In 1951, Volkswagen cashed in on the developing trend of camping out in VW Kombi vans retrofitted with beds and kitchen equipment. The company introduced the Westfalia, so-named because it was factory-fitted with camping equipment by Westfalia-Werke, a subcontractor in the Westphalia region of Germany. As built by Westfalia-Werke, the new VW camper van boasted real birch wood interior panels and laminated plywood cabinets; an ice box; sink; water storage tank with pump; electrical hookups; screened jalousie windows with curtains; and a laminated folding dining table. Optional equipment included “pop up” tops with canvas and screen sides along with awnings and side tents; a portable chemical toilet; a camp stove; a child sleeping cot; a large storage box matching the interior panels; a rear swing table; and a dash-mounted map table. The VW Westfalia camper proved surprisingly popular.
The VW Bus Comes to America
The first year the VW Bus was officially imported to America was 1952. There was even a pickup truck version based on the van, and it also became quite popular. However, a dispute that became known as the U.S.-Germany “Chicken War” quickly put an end to it, at least in the United States. The Chicken War came about when West Germany placed a heavy tariff on imports of very low-cost U.S.-raised chickens; they did it to protect their domestic chicken farmers. In response, Congress instituted a heavy tariff on imported pickup trucks. At the time, the only pickups being imported in any sort of volume were the ones produced by Volkswagen, and virtually overnight, the tariffs effectively killed off the VW pickup. However, the popular VW passenger buses and vans remained untouched by tariffs and sales continued to grow.
First-series VW buses and campers can be identified by their clean, smooth styling with bright trim moldings forming a large ‘V’ on the front panel of the vehicle and flowing along the sides, along with the prominent circular “VW” badge set within the V of this body trim. Two-tone paint and gorgeous glass-covered headlamps are other stylemarks of these classic buses. A two-piece split windshield is featured, along with rounded turn signal lamps offset above the headlamps and a curved front bumper painted white.

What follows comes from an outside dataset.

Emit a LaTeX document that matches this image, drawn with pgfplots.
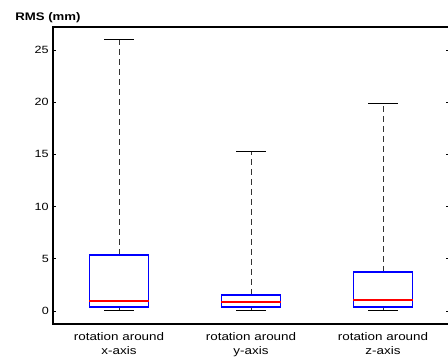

The second-series of VW buses arrived in 1967 and are identified by their one-piece windshields and tighter, more “modern” styling. Rather than a large circled “VW” emblem up front, they usually have a smaller one along with two fresh air intakes for the heating/ventilating system; these vents are flanked by orange turn signal lamps. The front bumper is short, straight and chrome-plated rather than painted.
(Relatively) More Power
There are many improvements in the second series. The engine was upgraded to a 1600cc unit pumping out a more credible 57 hp. The side air intakes for the engine were replaced by oval gills set into the upper corners of the rear. By 1972, the engine size had been further increased to 1700cc and dual carburetors became standard equipment, raising output to 66 hp. Thankfully, front disc brakes had been standardized a year earlier. Some changes took time; it wasn’t until 1974 that the Bus’ old-fashion generator was replaced by a modern alternator (most other auto companies had made the switch in the mid 1960s). In an effort to gain more power and improve drivability, fuel injection was introduced for 1975. The second-series buses were produced until July 1979, after which they were displaced by the new VW Vanagon. We’ll cover that vehicle in a future column.
As far as collectability, the first-series buses are the absolute tops, though the chance of finding a decent one for not much money is pretty slim. Prices range from $10,000 or slightly less for something needing a lot of work up to $200,000 or more for a an absolutely perfect 23-window bus. Shocked? The average price for a first-series No. 3 driver example ranges somewhere between a somewhat more moderate $40,000 and $70,000, with the difference mainly due to condition and features, though the 23-window versions are, by far, the highest priced. (Second-series examples are far more affordable, with nice driver-quality No. 3 condition examples in the $20,000 and up range.) As in the purchase of any old vehicle, you’re better off buying the very best example you can afford, as restoration usually costs quite a bit more than purchasing a vehicle that’s already been restored. Exercise caution when buying, and hire a competent mechanic who’s familiar with VW Buses to do a thorough examination prior to purchase. If the seller is honest, they won’t object, and it could save you a lot of heartache — not to mention money.
And then take it for a camping trip! But to be safe, stay away from busy highways, because these things are S-L-O-W. Keep your trips to in-state parks and don’t ever be tempted to use the passing lane on a highway, because you’re probably not going to be able to pass whatever is in front of you. My best advice, for life or for driving a VW Bus, is relax, stay calm and enjoy the ride.